Forget about the 60-day rule.

A direct transfer from the old account. 50% of the old account should go into a new account titled "Jane Doe as beneficiary of John Doe IRA" and she would take distributions based on her age and add "1" to the Pub 5 table denominator every year.

-- ArtKamlet at a o l dot c o m Columbus OH K2PZH

Reply to
Arthur Kamlet

Sec. 829 of the Pension Protection Act of 2006 added Sec.

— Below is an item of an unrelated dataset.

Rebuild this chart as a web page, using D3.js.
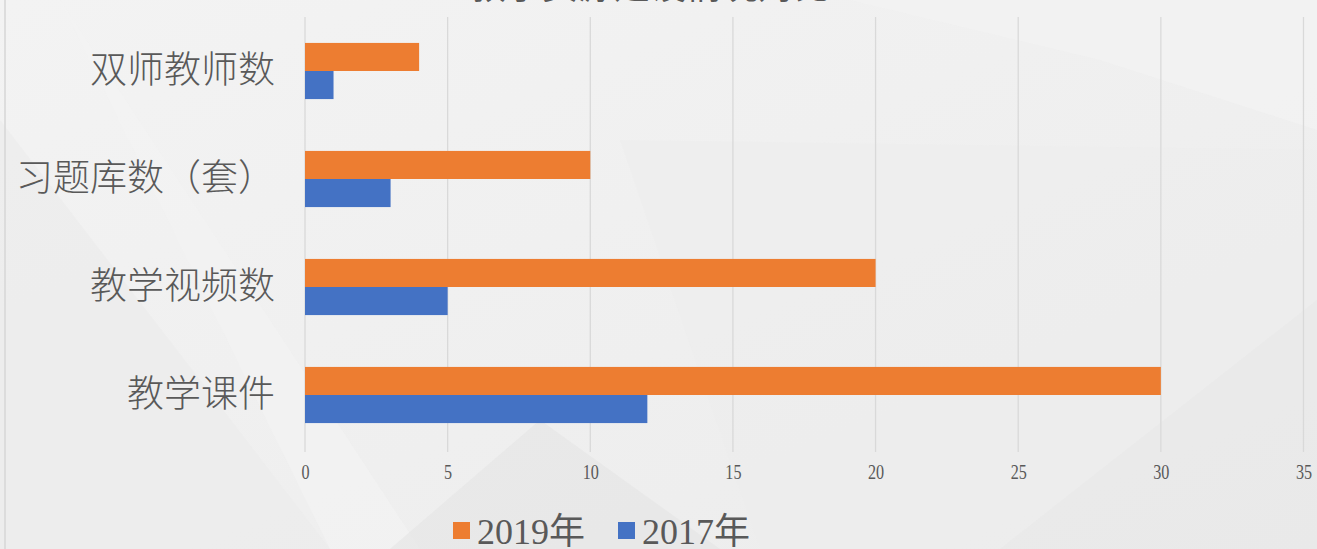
<!DOCTYPE html>
<html lang="zh">
<head>
<meta charset="utf-8" />
<title>教学资源建设对比</title>
<style>
  html, body { margin: 0; padding: 0; background: #efefef; overflow: hidden; }
  svg { display: block; }
</style>
</head>
<body>
<div id="chart"></div>
<script src="https://d3js.org/d3.v7.min.js"></script>
<script>
// data
const categories = ["双师教师数", "习题库数（套）", "教学视频数", "教学课件"];
const series = ["2019年", "2017年"];
const values2019 = [4, 10, 20, 30];
const values2017 = [1, 3, 5, 12];
const xTicks = [0, 5, 10, 15, 20, 25, 30, 35];

const W = 1317, H = 549;
const colors = {"2019年": "#ED7D31", "2017年": "#4472C4"};
const textColor = "#595959";

const svg = d3.select("#chart").append("svg")
    .attr("width", W)
    .attr("height", H);

// background
const defs = svg.append("defs");
const g1 = defs.append("linearGradient").attr("id", "bgGrad")
    .attr("x1", 0).attr("y1", 0).attr("x2", 1).attr("y2", 1);
g1.append("stop").attr("offset", "0%").attr("stop-color", "#f3f3f3");
g1.append("stop").attr("offset", "100%").attr("stop-color", "#ececec");
svg.append("rect").attr("width", W).attr("height", H).attr("fill", "url(#bgGrad)");

// soft geometric shapes behind the chart
const shapes = [
    {pts: [[0, 120], [330, 549], [0, 549]], fill: "#ebebeb"},
    {pts: [[60, 0], [420, 549], [330, 549]], fill: "#f4f4f4"},
    {pts: [[390, 549], [540, 420], [720, 549]], fill: "#e4e4e4"},
    {pts: [[620, 140], [1317, 150], [1317, 549], [760, 549]], fill: "#ededed"},
    {pts: [[850, 0], [1317, 0], [1317, 130], [1100, 60]], fill: "#f4f4f4"},
    {pts: [[1000, 549], [1317, 300], [1317, 549]], fill: "#e8e8e8"}
];
svg.append("g").selectAll("path").data(shapes).join("path")
    .attr("d", d => "M" + d.pts.map(p => p.join(",")).join("L") + "Z")
    .attr("fill", d => d.fill)
    .attr("opacity", 0.6);

svg.append("line")
    .attr("x1", 5).attr("x2", 5).attr("y1", 0).attr("y2", H)
    .attr("stroke", "#d6d6d6").attr("stroke-width", 1.5);

// title (mostly cut off at the top)
svg.append("text")
    .attr("x", 650).attr("y", -1)
    .attr("text-anchor", "middle")
    .attr("font-family", "'Noto Sans CJK SC', sans-serif")
    .attr("font-size", 36)
    .attr("fill", textColor)
    .text("教学资源建设情况对比");

const margin = {top: 17, right: 13, bottom: 100, left: 305};
const innerW = W - margin.left - margin.right;
const innerH = H - margin.top - margin.bottom;

const x = d3.scaleLinear().domain([0, 35]).range([0, innerW - 0.5]);
const y = d3.scaleBand().domain(categories).range([0, innerH]).paddingInner(0.48).paddingOuter(0.24);
const ySub = d3.scaleBand().domain(series).range([0, y.bandwidth()]);

const plot = svg.append("g").attr("transform", `translate(${margin.left},${margin.top})`);

// gridlines
plot.append("g").selectAll("line").data(xTicks).join("line")
    .attr("x1", d => x(d)).attr("x2", d => x(d))
    .attr("y1", 0).attr("y2", innerH + 3)
    .attr("stroke", "#d9d9d9")
    .attr("stroke-width", 1.3);

// x axis labels
const xAxis = d3.axisBottom(x).tickValues(xTicks).tickSize(0).tickPadding(14);
const xg = plot.append("g").attr("transform", `translate(0,${innerH})`).call(xAxis);
xg.select(".domain").remove();
xg.selectAll("text")
    .attr("font-family", "'Liberation Serif', 'DejaVu Serif', serif")
    .attr("font-size", 19)
    .attr("fill", textColor)
    .attr("x", 0)
    .attr("transform", "scale(0.85,1.15)")
    .attr("dy", "0.62em");

// y labels
const yAxis = d3.axisLeft(y).tickSize(0).tickPadding(30);
const yg = plot.append("g").call(yAxis);
yg.select(".domain").remove();
yg.selectAll("text")
    .attr("font-family", "'Noto Sans CJK SC', sans-serif")
    .attr("font-weight", 300)
    .attr("font-size", 37)
    .attr("fill", textColor);

// bars
const rows = categories.map((c, i) => ({cat: c, vals: [
    {s: "2019年", v: values2019[i]},
    {s: "2017年", v: values2017[i]}
]}));

plot.append("g").selectAll("g").data(rows).join("g")
    .attr("transform", d => `translate(0,${y(d.cat)})`)
  .selectAll("rect").data(d => d.vals).join("rect")
    .attr("x", 0)
    .attr("y", d => ySub(d.s))
    .attr("width", d => x(d.v))
    .attr("height", ySub.bandwidth())
    .attr("fill", d => colors[d.s]);

// legend
const legend = svg.append("g").attr("transform", "translate(453,531)");
const legendX = [0, 165];
series.forEach((s, i) => {
    const lg = legend.append("g").attr("transform", `translate(${legendX[i]},0)`);
    lg.append("rect").attr("x", 0).attr("y", -9).attr("width", 17).attr("height", 17)
        .attr("fill", colors[s]);
    lg.append("text").attr("x", 24).attr("y", 0).attr("dy", "0.36em")
        .attr("font-family", "'Liberation Serif', 'Noto Sans CJK SC', serif")
        .attr("font-size", 36)
        .attr("fill", textColor)
        .text(s);
});
</script>
</body>
</html>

402(c)(11) to Title 26. See IRS Notice 2007-07 for details and a Q&A. A direct trustee to trustee transfer is required. Especially read Q&A 14 which states that a plan does not have to offer this option.
Reply to
A.G. Kalman

Rich,

The section on "inherited IRAs" in publication 590 covers what you need. I believe the AF guy is confusing non-spouse and spousal IRA inheritance. I haven't looked at 590 in a while, but I believe spousal inheritance allows for rollovers, but non-spousal IRAs only allow for direct trustee-to-trustee transfers. The reasoning is thus: a IRA inherited from a spouse can be treated as your own, with all the same benefits extended to the original account owner. A non-spousal inherited IRA CANNOT be treated as your own. No further contribs can be made, no rollovers are allowed (except DT2T), and you are subject to the numerous distribution rules (which vary depending on whether the decedent had reached the required beginning date or not).

Reply to
kastnna

Wrong reference. This provision has to do with 401(k) non-spouse beneficiaries, who previously had no transfer ability and stricter distribution timeframes. The OP has to do with IRAs, which have had more liberal treatment for non-spouse beneficiaries for some time and, AFAIK, are mandatory for the "losing" custodian.

-- Phil Marti Clarksburg, MD

Reply to
Phil Marti

This is a plain old IRA with named beneficiaries, not a qualified plan.

-- Rich Carreiro snipped-for-privacy@rlcarr.com

Reply to
Rich Carreiro

Whoops.... missed the point of inheriting an IRA rather than a retirement plan. So... my answer is only correct if one inherits a retirement plan. Then, a trustee to trustee transfer is required to get the funds into an IRA.